自由エネルギー

熱力学第 1 法則 \(dU = d'Q + d'W\) を表す式と、熱力学第 2 法則 \( dS \ge \frac{d'Q}{T} \) を表す式を組み合わせると次のようになる。ただし、等号は可逆変化のときに成り立つ。

\[ dU-Tds\leq d'W \]

d'W のうち、大気圧下で行う通常の実験では、体積変化の仕事は大気を押し上げるだけで有効な仕事として使えない。そこで、d'W を体積変化の仕事 d'WV = -PdV と有効に使える正味の仕事 d'Wnet の二つに分けることができる。すなわち、

\[ d'W=d'W_V+d'_\mathrm{net} \]

すると、dU - Tds ≤ d'W に代入すると、

\[ dU-TdS \leq d'W_V+d'W_\mathrm{net} \]

となる。

定温定積変化

定温では、dT = 0 だから、

\[ dU - TdS = d(U-TS) = d'W_V+d'W_\mathrm{net} \]

ここで、

\[ A\equiv U-TS \]

と新しい量を定義すると、

\[ dA \leq d'W_V+d'W_\mathrm{net}=d'W \]

となる。この A は状態量である U, T, S の関数であるから、A も状態量であり、これをヘルムホルツエネルギーという。

上式を次のように書き直すと、

\[ -dA\geq-d'W \]

となる。これから、定温の条件下で系が外界になしうる仕事 -d'W は系のヘルムホルツエネルギーの減少 -dA より等しいか少ないかである。つまり、不可逆の場合は A の 減少量の一部は外界への仕事に使われず、無駄に消費されたことになる。このとき、エントロピーの流れに加え、エントロピーの発生も起こる。

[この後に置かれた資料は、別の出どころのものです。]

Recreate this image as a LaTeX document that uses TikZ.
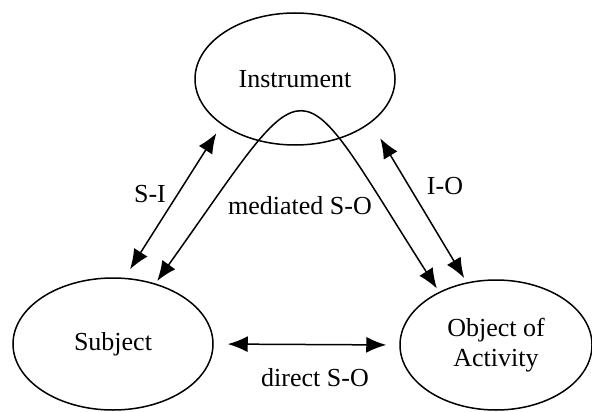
\documentclass[tikz,border=0pt]{standalone}
\usepackage{fontspec}
\setmainfont{Liberation Serif}
\usetikzlibrary{shapes.geometric,arrows.meta,positioning}

\begin{document}
\begin{tikzpicture}[x=0.5pt,y=-0.5pt,every node/.style={font=\fontsize{13}{15}\selectfont},
	elem/.style={draw, ellipse, line width=0.75pt, inner sep=0pt, minimum width=100pt, minimum height=66pt, align=center},
	link/.style={{Latex[length=10pt,width=8pt]}-{Latex[length=10pt,width=8pt]}, line width=0.75pt}]
	\useasboundingbox (0,0) rectangle (592,411);
	\node[elem] (instr) at (295,79) {Instrument};
	\node[elem] (subj) at (113,344) {Subject};
	\node[elem, minimum width=96pt, minimum height=65pt] (obj) at (496,345) {Object of\\Activity};
	\draw[link, shorten <=5pt, shorten >=5pt] (subj.80) -- (instr.212);
	\draw[link, shorten <=9pt, shorten >=2.5pt] (instr.330) -- (obj.115);
	\draw[link, shorten <=1.5pt, shorten >=2pt] (subj.55) .. controls (316,58) and (290,58) .. (obj.137);
	\draw[link, shorten <=7pt, shorten >=6.5pt] (subj.east) -- (obj.west);
	\node (si) at (150,194) {S-I};
	\node (io) at (445,186) {I-O};
	\node (med) at (300,206) {mediated S-O};
	\node (dir) at (315,378) {direct S-O};
\end{tikzpicture}
\end{document}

また、ヘルムホルツエネルギー A の変化量は定温条件下で系が外界になしうる仕事の最大値を示しているので、A は仕事関数ともよばれている。

定温定圧変化

定圧変化の場合、体積変化に伴う仕事は正味の仕事として使えない。そこで、

\[ G\equiv H-\mathrm{TS}=U+\mathrm{PV}-\mathrm{TS} \]

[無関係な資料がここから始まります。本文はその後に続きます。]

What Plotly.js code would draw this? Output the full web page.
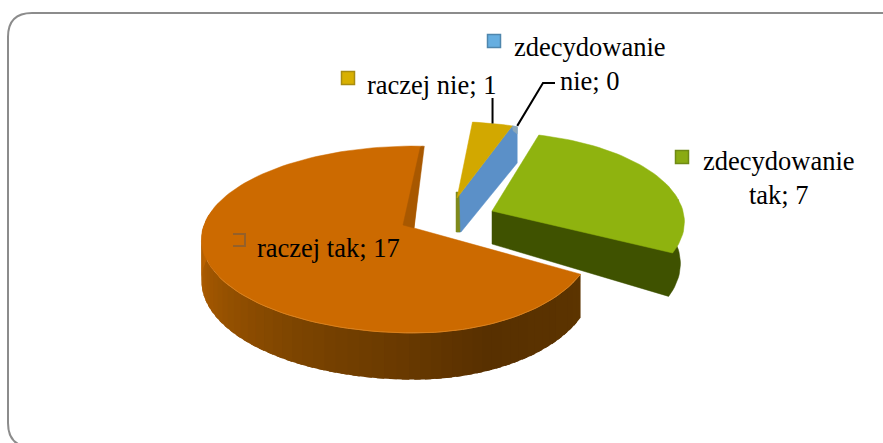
<!DOCTYPE html>
<html><head><meta charset="utf-8">
<script src="https://cdn.plot.ly/plotly-3.0.1.min.js"></script>
<style>html,body{margin:0;padding:0;background:#fff}#c{width:883px;height:443px}</style>
</head><body><div id="c"></div>
<script>
const categories = ["zdecydowanie tak", "zdecydowanie nie", "raczej nie", "raczej tak"];
const values = [7, 0, 1, 17];
const topColors = ["#8fb30f", "#5b90c8", "#d2a800", "#cc6a00"];
const wallColors = ["#3f5200", "#5b90c8", "#7f8a1c", "#7a4300"];

// projection of the tilted disc
const START = 3, P = 0.123, RT = 92, DEPTH = 41;
const total = values.reduce((a, b) => a + b, 0);
const order = [2, 1, 0, 3];
const angles = {};
let a = START;
order.forEach(i => { angles[i] = [a, a + values[i] / total * 360]; a = angles[i][1]; });
const rad = d => d * Math.PI / 180;
function pt(c, th, rl, rr) {
  const t = th + (c.rot || 0), X = Math.sin(rad(t)), Y = Math.cos(rad(t)), s = 1 / (1 + P * Y);
  const R = X < 0 ? rl : rr;
  return { x: c.x + R * X * s, y: c.y - RT * (c.ky || 1) * Y * s, s };
}
function arc(c, t0, t1, rl, rr, drop) {
  const out = [], n = Math.max(2, Math.ceil(Math.abs(t1 - t0) / 2));
  for (let k = 0; k <= n; k++) {
    const p = pt(c, t0 + (t1 - t0) * k / n, rl, rr);
    out.push({ x: p.x, y: p.y + (drop ? DEPTH * p.s : 0) });
  }
  return out;
}
const traces = [];
function poly(ps, color, w) {
  traces.push({ type: "scatter", mode: "lines", x: ps.map(p => p.x).concat(ps[0].x), y: ps.map(p => p.y).concat(ps[0].y),
    fill: "toself", fillcolor: color, line: { color, width: w === undefined ? 0.5 : w }, hoverinfo: "skip", showlegend: false });
}
function path(ps, color, w) {
  traces.push({ type: "scatter", mode: "lines", x: ps.map(p => p.x), y: ps.map(p => p.y),
    line: { color, width: w }, hoverinfo: "skip", showlegend: false });
}
function mix(stops, t) {
  for (let i = 1; i < stops.length; i++) if (t <= stops[i][0]) {
    const [a0, c0] = stops[i - 1], [a1, c1] = stops[i], f = (t - a0) / (a1 - a0);
    return "rgb(" + c0.map((v, j) => Math.round(v + (c1[j] - v) * f)).join(",") + ")";
  }
  return "rgb(" + stops[stops.length - 1][1].join(",") + ")";
}
const shift = (p, dx, dy) => ({ x: p.x + dx, y: p.y + dy });

// raczej tak (orange)
const cO = { x: 414, y: 228 }, oA = angles[3];
const oStops = [[0, [92, 52, 0]], [0.25, [88, 48, 0]], [0.55, [122, 67, 0]], [0.8, [160, 86, 0]], [1, [192, 102, 0]]];
const N = 54, wallEnd = 280;
for (let k = 0; k < N; k++) {
  const t0 = oA[0] + (wallEnd - oA[0]) * k / N, t1 = oA[0] + (wallEnd - oA[0]) * (k + 1.6) / N;
  const up = arc(cO, t0, t1, 211, 178, false), dn = arc(cO, t0, t1, 211, 178, true).reverse();
  poly(up.concat(dn), mix(oStops, k / (N - 1)), 0);
}
poly([cO].concat(arc(cO, oA[0], oA[1], 211, 178, false)), topColors[3], 0.5);
const oEnd = pt(cO, oA[1], 211, 178);
poly([shift(oEnd, -2, 1), oEnd, shift(oEnd, 2, 0), cO, shift(cO, -11, -3)], "#a85800", 0.5);
path(arc(cO, oA[0], 240, 211, 178, false), "#d9801c", 1);

// zdecydowanie tak (green)
const cG = { x: 492, y: 211, rot: -1.5, ky: 0.96 }, gA = angles[0];
const gTop = pt(cG, 84, 191, 191);
poly([cG, gTop].concat(arc(cG, 84, gA[1], 191, 191, true).map(p => shift(p, -4, 0)), [shift(cG, 0, 33)]), wallColors[0]);
poly([cG].concat(arc(cG, gA[0], gA[1], 191, 191, false)), topColors[0], 0.5);

// raczej nie (yellow) with its walls, and the empty blue slice along its edge
const cY = { x: 457, y: 198, rot: 2.5, ky: 0.93 }, yA = angles[2];
const yEnd = pt(cY, yA[1], 190, 181);
poly([cY, yEnd, shift(yEnd, 5, 1), shift(yEnd, 5, 37), shift(cY, 4, 34), shift(cY, 0, 34)], wallColors[1]);
poly([yEnd, shift(yEnd, 5, 1), shift(yEnd, 5, 8), shift(yEnd, 1, 5)], "#8aa6b8");
poly([shift(cY, -1, -6), shift(cY, 2, -6), shift(cY, 3, 34), shift(cY, -1, 34)], wallColors[2]);
poly([cY].concat(arc(cY, yA[0], yA[1], 190, 181, false)), topColors[2], 0.5);

// leader lines
const yRim = pt(cY, (yA[0] + yA[1]) / 2, 190, 181);
path([yRim, { x: yRim.x, y: 98 }], "#000", 2);
const bRim = shift(yEnd, 5, 0);
path([bRim, { x: 543, y: 83 }, { x: 555, y: 83 }], "#000", 2);

// legend keys
const keys = [[682, 157, "#8aab12", "#6f8a14"], [494, 41, "#66aee0", "#4f86ad"], [348, 78, "#d8b000", "#a88c10"]];
keys.forEach(k => traces.push({ type: "scatter", mode: "markers", x: [k[0]], y: [k[1]], hoverinfo: "skip", showlegend: false,
  marker: { symbol: "square", size: 13, color: k[2], line: { color: k[3], width: 1.5 } } }));
const oK = { x: 239, y: 240 };
path([shift(oK, -6, -6), shift(oK, 6, -6), shift(oK, 6, 6), shift(oK, -6, 6)], "#94602a", 2);

const FONT = { family: "Liberation Serif, Times New Roman, serif", size: 26.5, color: "#000" };
const label = (x, y, text, align) => ({ x, y, text, xref: "x", yref: "y", showarrow: false, font: FONT, align: align || "left", xanchor: "center", yanchor: "middle" });
const layout = {
  width: 883, height: 443, margin: { l: 0, r: 0, t: 0, b: 0 }, paper_bgcolor: "#fff", plot_bgcolor: "#fff", showlegend: false,
  xaxis: { range: [0, 883], visible: false, fixedrange: true },
  yaxis: { range: [443, 0], visible: false, fixedrange: true },
  shapes: [{ type: "path", xref: "x", yref: "y", layer: "below",
    path: "M 900 447 L 32 447 Q 8 447 8 423 L 8 37 Q 8 13 32 13 L 900 13 Z", fillcolor: "#fff", line: { color: "#8c8c8c", width: 2 } }],
  annotations: [
    label(328, 248, "raczej tak; 17"),
    label(431, 85, "raczej nie; 1"),
    label(590, 64, "zdecydowanie<br>nie; 0", "center"),
    label(779, 178, "zdecydowanie<br>tak; 7", "center")
  ]
};
Plotly.newPlot("c", traces, layout, { staticPlot: true, displayModeBar: false });
</script></body></html>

なる新しい状態量を導入する。これをギブズエネルギーという。

定温、定圧の条件で G の微分は、

\[ dG = dH-d(TS)=d(U+PV)-d(TS)=dU+dPV+PdV-dTS-TdS \] \[ dG=dU+PdV-TdS \, (dT=0,dP=0) \] \[ dG=dA+PdV \]

となる。また、

\[ dG-PdV= dA < d'W=d'W_V+d'W_\mathrm{net} \]

により

\[ dG\leq d'W_\mathrm{net} \, \mathrm{or} \, -dG\geq-d'W_\mathrm{net} \]

すなわち、定温定圧条件下で G の減少は系が外界になす正味の仕事 -d'Wnet に等しいか少ないかである。